Exercise requirements: Retype, word for word, the lines between the ones holding "Rebuild this diagram" and "(\a-10:0.8) -- (\a-6.5:1)", inclusive; pictures stay out of the copy.

Data shown:
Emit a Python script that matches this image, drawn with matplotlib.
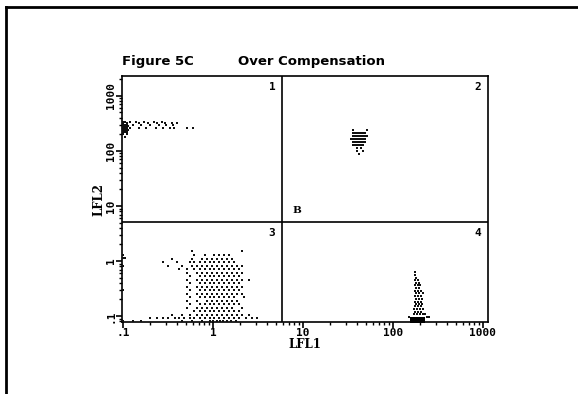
* * *
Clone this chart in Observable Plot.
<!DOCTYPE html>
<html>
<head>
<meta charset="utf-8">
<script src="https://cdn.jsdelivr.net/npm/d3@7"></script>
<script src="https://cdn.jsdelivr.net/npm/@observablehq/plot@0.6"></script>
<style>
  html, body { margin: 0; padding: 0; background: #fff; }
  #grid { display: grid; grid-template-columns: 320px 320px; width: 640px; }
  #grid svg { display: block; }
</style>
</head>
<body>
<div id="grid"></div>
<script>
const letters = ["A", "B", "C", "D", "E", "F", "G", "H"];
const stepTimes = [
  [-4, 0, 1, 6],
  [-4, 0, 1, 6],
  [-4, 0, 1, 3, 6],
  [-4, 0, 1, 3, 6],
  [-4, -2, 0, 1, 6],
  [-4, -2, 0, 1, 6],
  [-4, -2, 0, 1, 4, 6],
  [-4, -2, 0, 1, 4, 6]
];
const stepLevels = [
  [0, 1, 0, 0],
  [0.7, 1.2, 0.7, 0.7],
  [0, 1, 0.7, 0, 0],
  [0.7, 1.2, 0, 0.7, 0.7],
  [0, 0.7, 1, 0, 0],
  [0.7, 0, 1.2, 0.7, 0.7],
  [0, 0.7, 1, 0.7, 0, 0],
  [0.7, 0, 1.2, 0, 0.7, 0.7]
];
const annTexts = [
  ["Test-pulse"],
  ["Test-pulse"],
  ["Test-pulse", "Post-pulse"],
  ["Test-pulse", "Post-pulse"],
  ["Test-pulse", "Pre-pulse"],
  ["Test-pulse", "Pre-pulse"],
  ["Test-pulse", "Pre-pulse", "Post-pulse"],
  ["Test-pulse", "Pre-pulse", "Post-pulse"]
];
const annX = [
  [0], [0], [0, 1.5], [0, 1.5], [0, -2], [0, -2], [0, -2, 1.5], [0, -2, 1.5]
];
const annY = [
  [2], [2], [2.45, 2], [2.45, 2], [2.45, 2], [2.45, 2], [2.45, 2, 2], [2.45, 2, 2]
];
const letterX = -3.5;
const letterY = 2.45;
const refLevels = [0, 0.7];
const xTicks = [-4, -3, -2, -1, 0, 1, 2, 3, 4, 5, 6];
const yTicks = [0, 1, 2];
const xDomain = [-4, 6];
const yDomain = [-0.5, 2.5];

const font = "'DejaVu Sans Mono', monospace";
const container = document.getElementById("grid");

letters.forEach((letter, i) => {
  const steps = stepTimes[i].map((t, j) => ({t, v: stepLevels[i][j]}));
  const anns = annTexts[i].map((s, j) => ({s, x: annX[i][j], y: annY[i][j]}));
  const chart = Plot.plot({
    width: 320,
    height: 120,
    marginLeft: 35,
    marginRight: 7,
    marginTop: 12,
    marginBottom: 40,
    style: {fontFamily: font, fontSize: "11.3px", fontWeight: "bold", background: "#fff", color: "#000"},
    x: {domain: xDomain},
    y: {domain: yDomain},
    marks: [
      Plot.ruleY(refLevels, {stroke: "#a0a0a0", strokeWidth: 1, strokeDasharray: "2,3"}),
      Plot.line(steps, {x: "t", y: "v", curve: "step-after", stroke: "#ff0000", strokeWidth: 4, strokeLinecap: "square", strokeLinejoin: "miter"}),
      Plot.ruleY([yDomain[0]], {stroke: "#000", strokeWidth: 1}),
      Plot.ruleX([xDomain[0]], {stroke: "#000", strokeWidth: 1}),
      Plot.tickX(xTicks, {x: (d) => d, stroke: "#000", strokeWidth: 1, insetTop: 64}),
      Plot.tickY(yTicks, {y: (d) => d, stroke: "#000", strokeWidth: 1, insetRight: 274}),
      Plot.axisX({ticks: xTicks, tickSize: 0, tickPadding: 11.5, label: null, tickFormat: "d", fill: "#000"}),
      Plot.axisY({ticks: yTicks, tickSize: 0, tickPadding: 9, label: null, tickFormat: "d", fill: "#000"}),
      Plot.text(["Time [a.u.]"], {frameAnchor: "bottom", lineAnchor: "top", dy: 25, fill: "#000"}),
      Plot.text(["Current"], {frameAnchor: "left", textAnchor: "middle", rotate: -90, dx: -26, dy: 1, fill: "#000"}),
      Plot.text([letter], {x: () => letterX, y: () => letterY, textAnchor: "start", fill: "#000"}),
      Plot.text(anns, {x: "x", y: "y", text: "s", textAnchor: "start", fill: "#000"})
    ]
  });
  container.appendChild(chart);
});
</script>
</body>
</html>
---
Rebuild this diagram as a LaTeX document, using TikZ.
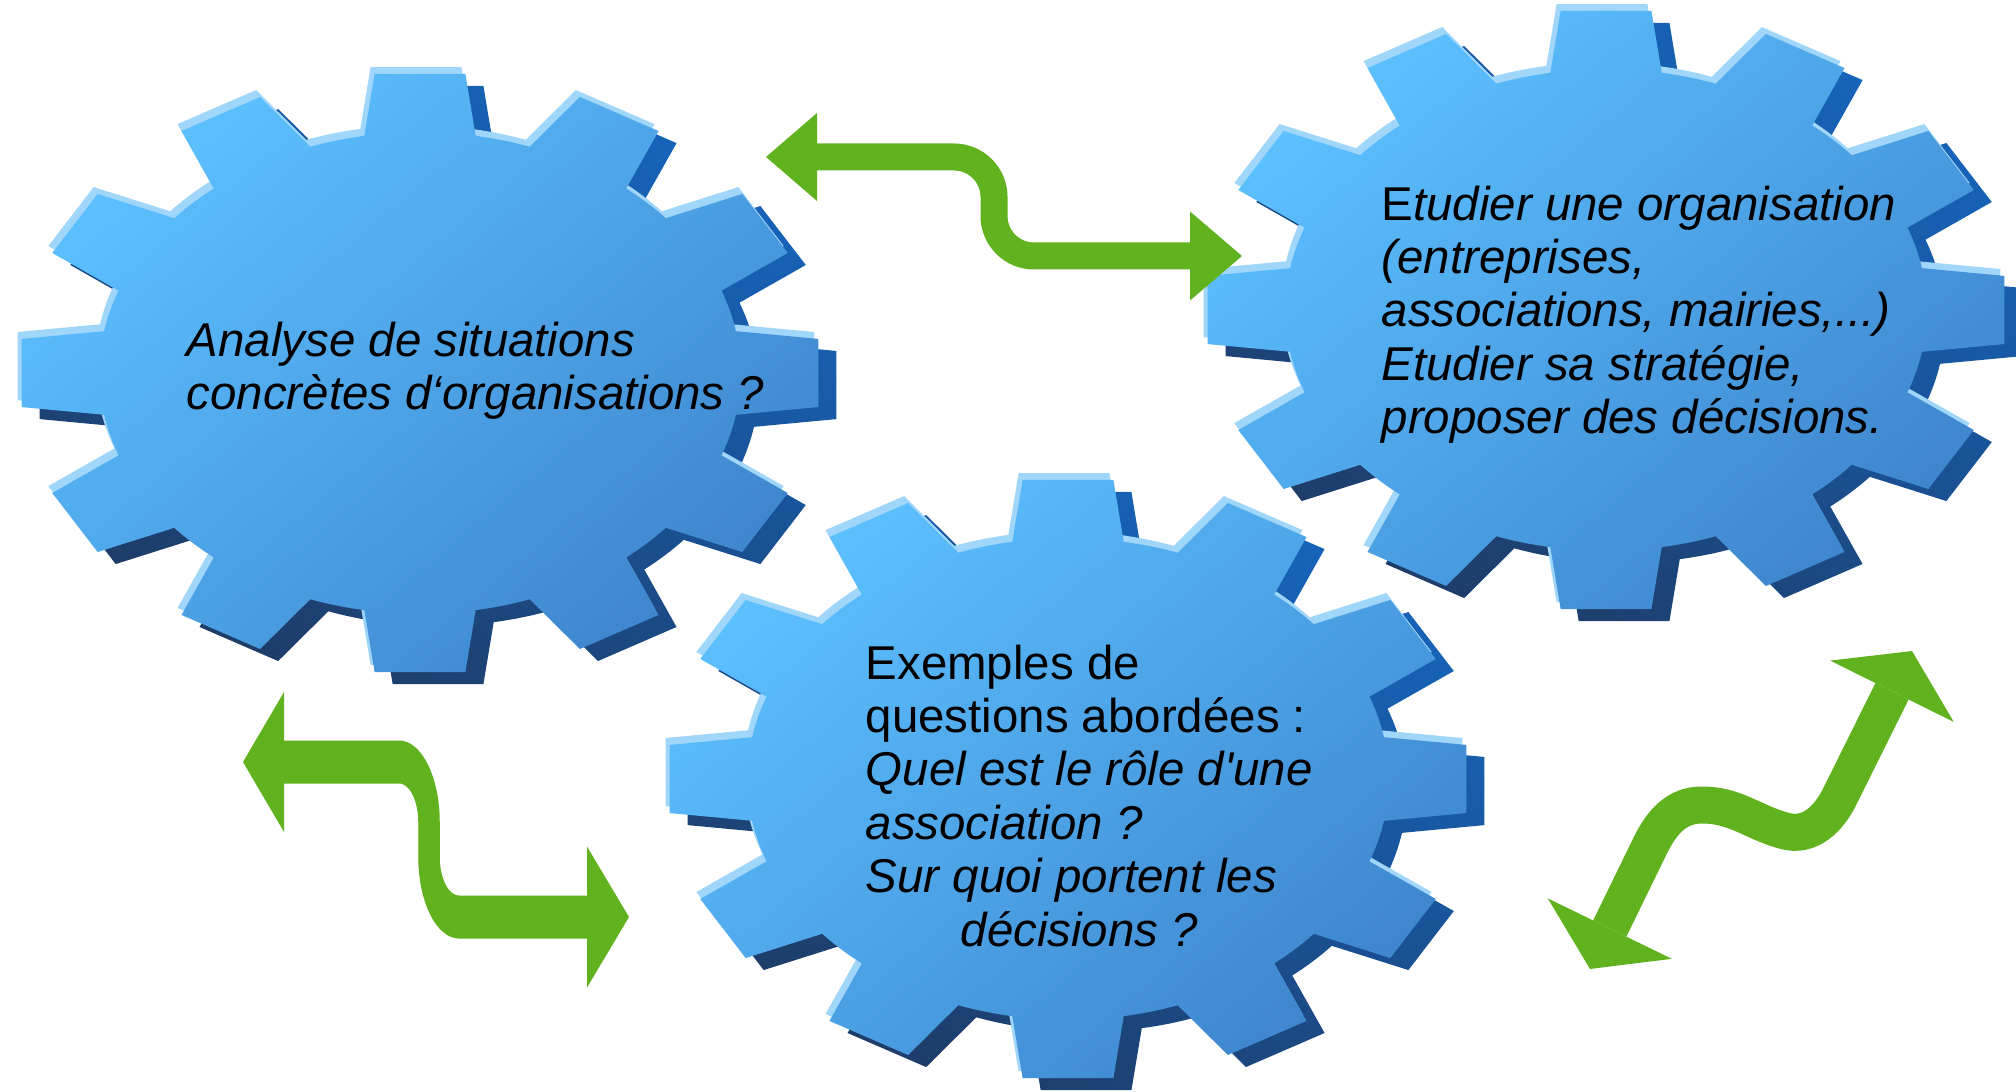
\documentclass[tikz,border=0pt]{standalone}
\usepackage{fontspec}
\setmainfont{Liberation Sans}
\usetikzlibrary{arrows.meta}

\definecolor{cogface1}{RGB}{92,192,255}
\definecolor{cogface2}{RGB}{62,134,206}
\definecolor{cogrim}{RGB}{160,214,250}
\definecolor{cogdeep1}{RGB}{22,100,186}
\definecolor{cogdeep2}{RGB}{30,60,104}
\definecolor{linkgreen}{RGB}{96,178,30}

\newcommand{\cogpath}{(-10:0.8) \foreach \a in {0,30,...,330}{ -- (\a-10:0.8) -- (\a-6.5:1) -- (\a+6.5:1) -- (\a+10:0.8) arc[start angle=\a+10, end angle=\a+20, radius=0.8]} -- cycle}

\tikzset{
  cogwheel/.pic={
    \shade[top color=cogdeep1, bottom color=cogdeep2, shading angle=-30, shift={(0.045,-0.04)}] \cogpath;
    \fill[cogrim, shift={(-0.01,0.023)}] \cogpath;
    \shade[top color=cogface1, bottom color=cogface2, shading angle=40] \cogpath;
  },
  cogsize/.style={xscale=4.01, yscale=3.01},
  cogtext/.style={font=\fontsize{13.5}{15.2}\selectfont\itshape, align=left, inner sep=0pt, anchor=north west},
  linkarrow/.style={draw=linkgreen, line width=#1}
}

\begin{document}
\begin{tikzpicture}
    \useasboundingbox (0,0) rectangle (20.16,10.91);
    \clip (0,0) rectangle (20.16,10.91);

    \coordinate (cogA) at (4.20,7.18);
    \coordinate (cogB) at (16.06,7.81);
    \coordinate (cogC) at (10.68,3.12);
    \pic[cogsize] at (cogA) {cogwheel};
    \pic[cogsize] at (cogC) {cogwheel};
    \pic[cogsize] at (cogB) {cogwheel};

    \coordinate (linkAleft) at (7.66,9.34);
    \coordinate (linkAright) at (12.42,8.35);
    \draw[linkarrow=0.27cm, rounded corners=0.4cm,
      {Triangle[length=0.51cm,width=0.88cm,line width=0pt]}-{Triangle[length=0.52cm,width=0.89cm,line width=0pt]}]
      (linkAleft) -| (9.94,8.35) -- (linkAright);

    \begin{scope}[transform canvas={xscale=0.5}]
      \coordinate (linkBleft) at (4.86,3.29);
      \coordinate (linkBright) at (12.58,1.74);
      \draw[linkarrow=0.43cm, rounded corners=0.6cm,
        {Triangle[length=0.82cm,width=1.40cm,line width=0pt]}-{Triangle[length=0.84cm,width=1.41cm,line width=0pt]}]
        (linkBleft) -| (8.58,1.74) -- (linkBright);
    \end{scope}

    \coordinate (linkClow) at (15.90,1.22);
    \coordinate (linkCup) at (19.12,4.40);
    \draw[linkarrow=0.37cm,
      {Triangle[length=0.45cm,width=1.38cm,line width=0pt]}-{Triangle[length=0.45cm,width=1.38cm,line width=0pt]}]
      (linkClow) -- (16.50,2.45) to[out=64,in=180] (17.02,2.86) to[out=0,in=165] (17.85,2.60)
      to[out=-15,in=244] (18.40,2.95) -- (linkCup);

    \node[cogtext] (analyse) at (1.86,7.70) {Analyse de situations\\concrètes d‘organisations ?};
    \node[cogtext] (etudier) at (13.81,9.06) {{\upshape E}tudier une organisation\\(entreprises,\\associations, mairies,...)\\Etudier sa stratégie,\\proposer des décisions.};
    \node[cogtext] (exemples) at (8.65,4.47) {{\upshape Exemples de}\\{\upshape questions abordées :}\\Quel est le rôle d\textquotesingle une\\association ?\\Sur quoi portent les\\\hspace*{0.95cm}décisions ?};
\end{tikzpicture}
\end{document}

Answer to this problem:
Rebuild this diagram as a LaTeX document, using TikZ.
\documentclass[tikz,border=0pt]{standalone}
\usepackage{fontspec}
\setmainfont{Liberation Sans}
\usetikzlibrary{arrows.meta}

\definecolor{cogface1}{RGB}{92,192,255}
\definecolor{cogface2}{RGB}{62,134,206}
\definecolor{cogrim}{RGB}{160,214,250}
\definecolor{cogdeep1}{RGB}{22,100,186}
\definecolor{cogdeep2}{RGB}{30,60,104}
\definecolor{linkgreen}{RGB}{96,178,30}

\newcommand{\cogpath}{(-10:0.8) \foreach \a in {0,30,...,330}{ -- (\a-10:0.8) -- (\a-6.5:1) -- (\a+6.5:1) -- (\a+10:0.8) arc[start angle=\a+10, end angle=\a+20, radius=0.8]} -- cycle}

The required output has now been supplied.